Il fallait bien que je lise un jour Érèbe. Rien que pour la neige présente dans ce rêve, je savais que ce livre serait en partie fait pour moi. Je ne fus pas déçue, je suis même passée à un cheveu du coup de cœur !
Érèbe est un lieu insolite, onirique et malléable. On rêve tous d'avoir un tel jardin secret, où chaque voeu prend forme. Il faut toutefois rester sur ses gardes et à ne pas en abuser, car la beauté du lieu peut bien rendre accro et possessif. C'est d'ailleurs l'histoire de cette intrigue, puisque c'est la rivalité entre deux familles qui se joue ici, chacune souhaitant la mainmise totale sur cet endroit enchanté.
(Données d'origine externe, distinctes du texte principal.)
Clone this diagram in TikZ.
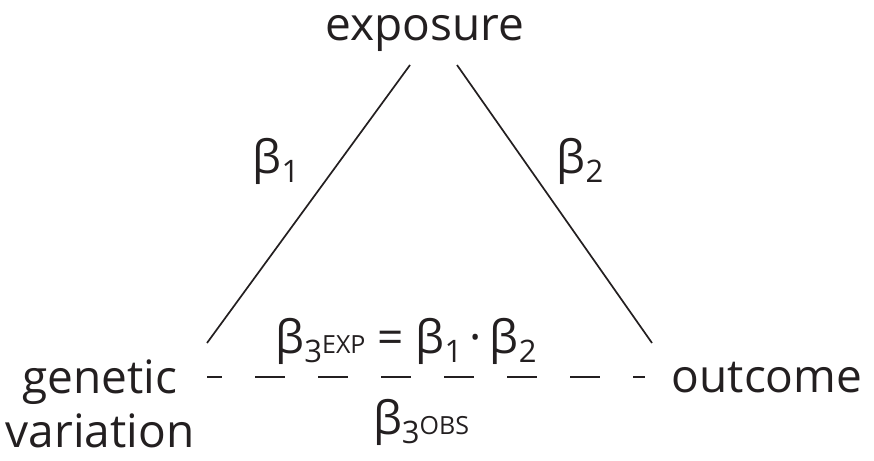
\documentclass[tikz,border=0pt]{standalone}
\usepackage{fontspec}
\setmainfont{Open Sans}
\definecolor{ink}{HTML}{231F20}
\newcommand{\subd}[1]{\raisebox{-9pt}{\fontsize{31}{31}\selectfont #1}}
\newcommand{\smc}[1]{{\fontsize{25}{25}\selectfont #1}}
\tikzset{
  lbl/.style={font=\fontsize{46}{54}\selectfont, text=ink, inner sep=0pt},
  edge/.style={draw=ink, line width=1.7pt},
  dashedge/.style={draw=ink, line width=1.7pt, dash pattern=on 30pt off 33pt, dash phase=15pt}
}
\begin{document}
\begin{tikzpicture}[x=1pt,y=-1pt]
\useasboundingbox (0,0) rectangle (874,460);
\node[lbl, anchor=base] (exp) at (425,41) {exposure};
\node[lbl, anchor=base, align=center] (gen) at (100,447) {genetic\\variation};
\node[lbl, anchor=base] (out) at (767,392) {outcome};
\node[lbl, anchor=base] (b1) at (276,173) {β\subd{1}};
\node[lbl, anchor=base] (b2) at (580,173) {β\subd{2}};
\node[lbl, anchor=base] (eq) at (406,353) {β\subd{3}\smc{EXP} = β\subd{1}\,·\,β\subd{2}};
\node[lbl, anchor=base] (obs) at (421,434) {β\subd{3}\smc{OBS}};
\coordinate (eL) at (410,65);
\coordinate (eR) at (457,65);
\coordinate (gT) at (207,343);
\coordinate (oT) at (652,343);
\coordinate (gR) at (207,377);
\coordinate (oL) at (645,377);
\draw[edge] (eL) -- (gT);
\draw[edge] (eR) -- (oT);
\draw[dashedge] (gR) -- (oL);
\end{tikzpicture}
\end{document}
Au milieu de tout ça, Lisbeth, qui découvre au fil des pages qu'elle est une marcheuse de rêves, et Elliot, qui cherche le moyen d'échapper à la destinée. Des liens vont se tisser en prenant leur temps, des liens qui vont se renforcer par des émotions puissantes comme la peur, le doute, la jalousie ou la trahison. Je me suis prise d'attachement pour ces deux personnages tiraillés entre leurs envies et leur devoir envers leur famille respective. Les choses se déroulent sans précipitation et de manière tout à fait logique, c'est plus que cohérent et ça m'a donc paru crédible, renforçant ma sympathie et ma compassion à leur égard.
J'étais néanmoins plus conciliante que ce duo vis-à-vis de leur famille puisque j'acceptais leurs raisons pour se défendre de tant de méchanceté, même si je trouve juste surprenant qu'ils ne cherchent pas plus que ça la genèse de leurs liens avec Érèbe, comme s'ils voulaient garder les yeux fermés sur leur but.
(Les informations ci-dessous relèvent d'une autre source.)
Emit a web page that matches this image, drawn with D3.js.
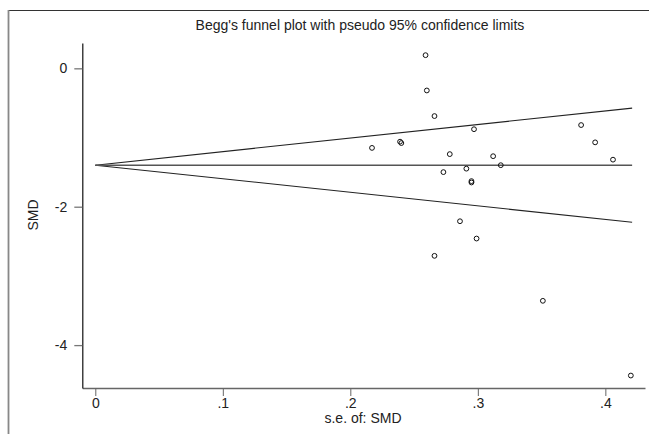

L'intrigue en elle-même se lit avec délectation, avec un tempo rondement maîtrisé. À l’image de cette relation naissante, la douceur est le maître mot qui me vient en tête pour la décrire. L'autrice prend son temps pour développer les fils narratifs et la trame temporelle, dans un mélange de passé, présent et futur qui permet d’expliquer la genèse, de vivre la romance et d’appréhender leur destinée, qui ne semble glorieuse pour personne… Le rythme est bien mené et j’ai eu du mal à décrocher de ma lecture, dès les premières pages.
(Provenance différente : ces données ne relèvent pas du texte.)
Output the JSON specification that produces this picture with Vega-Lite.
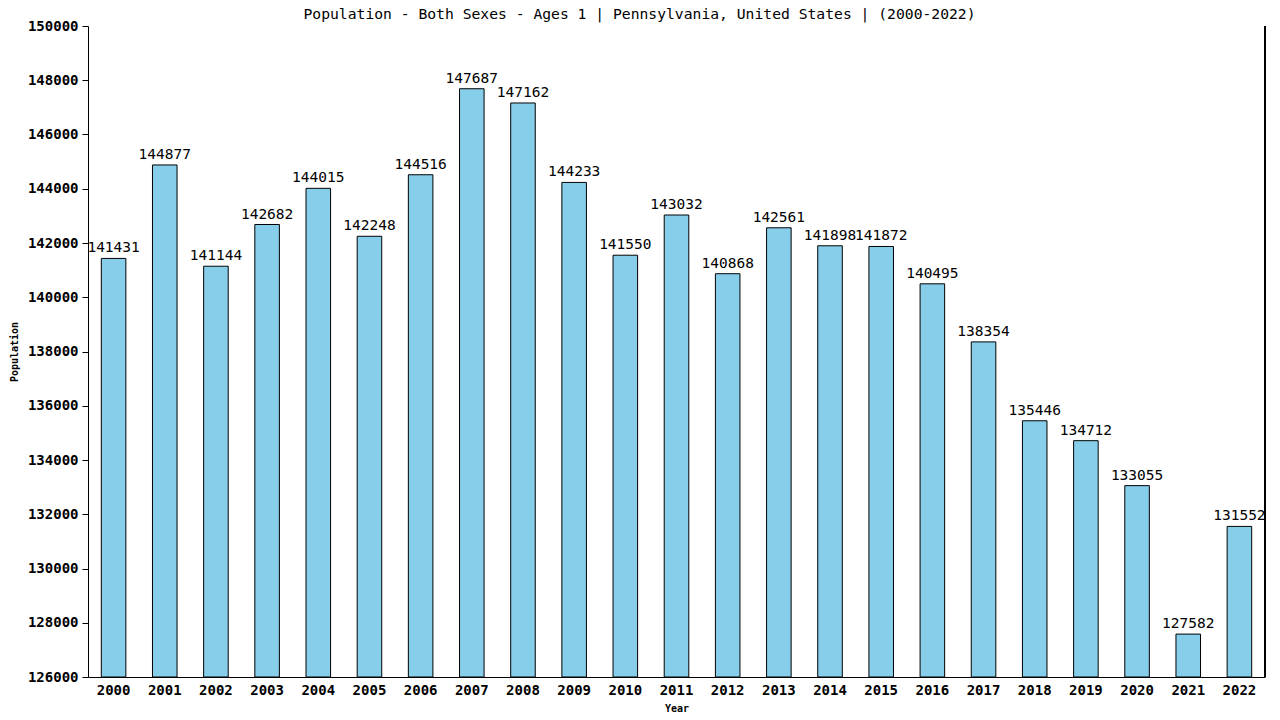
{
  "$schema": "https://vega.github.io/schema/vega-lite/v6.json",
  "width": 1177,
  "height": 651,
  "autosize": {"type": "none"},
  "padding": {"left": 88, "top": 26, "right": 15, "bottom": 43},
  "background": "white",
  "title": {
    "text": "Population - Both Sexes - Ages 1 | Pennsylvania, United States |  (2000-2022)",
    "font": "DejaVu Sans Mono",
    "fontSize": 14.7,
    "fontWeight": "normal",
    "color": "black",
    "anchor": "middle",
    "frame": "group",
    "dx": -37,
    "offset": 0,
    "dy": 3
  },
  "config": {
    "view": {"stroke": null},
    "axis": {
      "labelFont": "DejaVu Sans Mono",
      "titleFont": "DejaVu Sans Mono",
      "labelColor": "black",
      "titleColor": "black",
      "domainColor": "black",
      "tickColor": "black",
      "grid": false
    }
  },
  "data": {
    "values": [
      {"year": "2000", "pop": 141431},
      {"year": "2001", "pop": 144877},
      {"year": "2002", "pop": 141144},
      {"year": "2003", "pop": 142682},
      {"year": "2004", "pop": 144015},
      {"year": "2005", "pop": 142248},
      {"year": "2006", "pop": 144516},
      {"year": "2007", "pop": 147687},
      {"year": "2008", "pop": 147162},
      {"year": "2009", "pop": 144233},
      {"year": "2010", "pop": 141550},
      {"year": "2011", "pop": 143032},
      {"year": "2012", "pop": 140868},
      {"year": "2013", "pop": 142561},
      {"year": "2014", "pop": 141898},
      {"year": "2015", "pop": 141872},
      {"year": "2016", "pop": 140495},
      {"year": "2017", "pop": 138354},
      {"year": "2018", "pop": 135446},
      {"year": "2019", "pop": 134712},
      {"year": "2020", "pop": 133055},
      {"year": "2021", "pop": 127582},
      {"year": "2022", "pop": 131552}
    ]
  },
  "encoding": {
    "x": {
      "field": "year",
      "type": "ordinal",
      "title": "Year",
      "scale": {"paddingInner": 0.52, "paddingOuter": 0.26},
      "axis": {
        "labelAngle": 0,
        "labelFontSize": 14,
        "labelFontWeight": "bold",
        "ticks": false,
        "labelPadding": 6,
        "titleFontSize": 10,
        "titleFontWeight": "bold",
        "titlePadding": 6
      }
    },
    "y": {
      "field": "pop",
      "type": "quantitative",
      "title": "Population",
      "scale": {"domain": [126000, 150000], "zero": false, "nice": false, "clamp": true},
      "axis": {
        "values": [126000, 128000, 130000, 132000, 134000, 136000, 138000, 140000, 142000, 144000, 146000, 148000, 150000],
        "format": "d",
        "labelFontSize": 14,
        "labelFontWeight": "bold",
        "tickSize": 6,
        "labelPadding": 4,
        "titleFontSize": 10,
        "titleFontWeight": "bold",
        "titlePadding": 8
      }
    }
  },
  "layer": [
    {
      "mark": {"type": "bar", "color": "#87CEEB", "stroke": "black", "strokeWidth": 1}
    },
    {
      "mark": {"type": "text", "baseline": "bottom", "dy": -3, "font": "DejaVu Sans Mono", "fontSize": 14.5, "color": "black"},
      "encoding": {"text": {"field": "pop", "type": "quantitative", "format": "d"}}
    },
    {
      "mark": {"type": "rule", "color": "black"},
      "encoding": {"x": {"value": 1177}, "y": {"value": 0}, "y2": {"value": 651}}
    }
  ]
}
Le style contribue d'ailleurs au fait que j'ai été scotchée. D'une douceur égale à l'intrigue, Rozenn Illiano use de tout son talent de conteuse pour nous embarquer dans ce récit onirique, au cœur des sentiments contradictoires de ses personnages. Ses mots posent l'ambiance neigeuse à la perfection. Seul bémol, et je pense que c'est pour cette raison que le livre échappe au coup de cœur, c'est que son style n'évolue pas en fonction des époques. C'est un exercice difficile, mais j'aurais souhaité des phrases qui rappellent l'époque de la Renaissance, avec des styles très différents. Ici, tout reste écrit et parlé de la même manière, si bien que j'avais du mal à me considérer au XVIe siècle (par exemple).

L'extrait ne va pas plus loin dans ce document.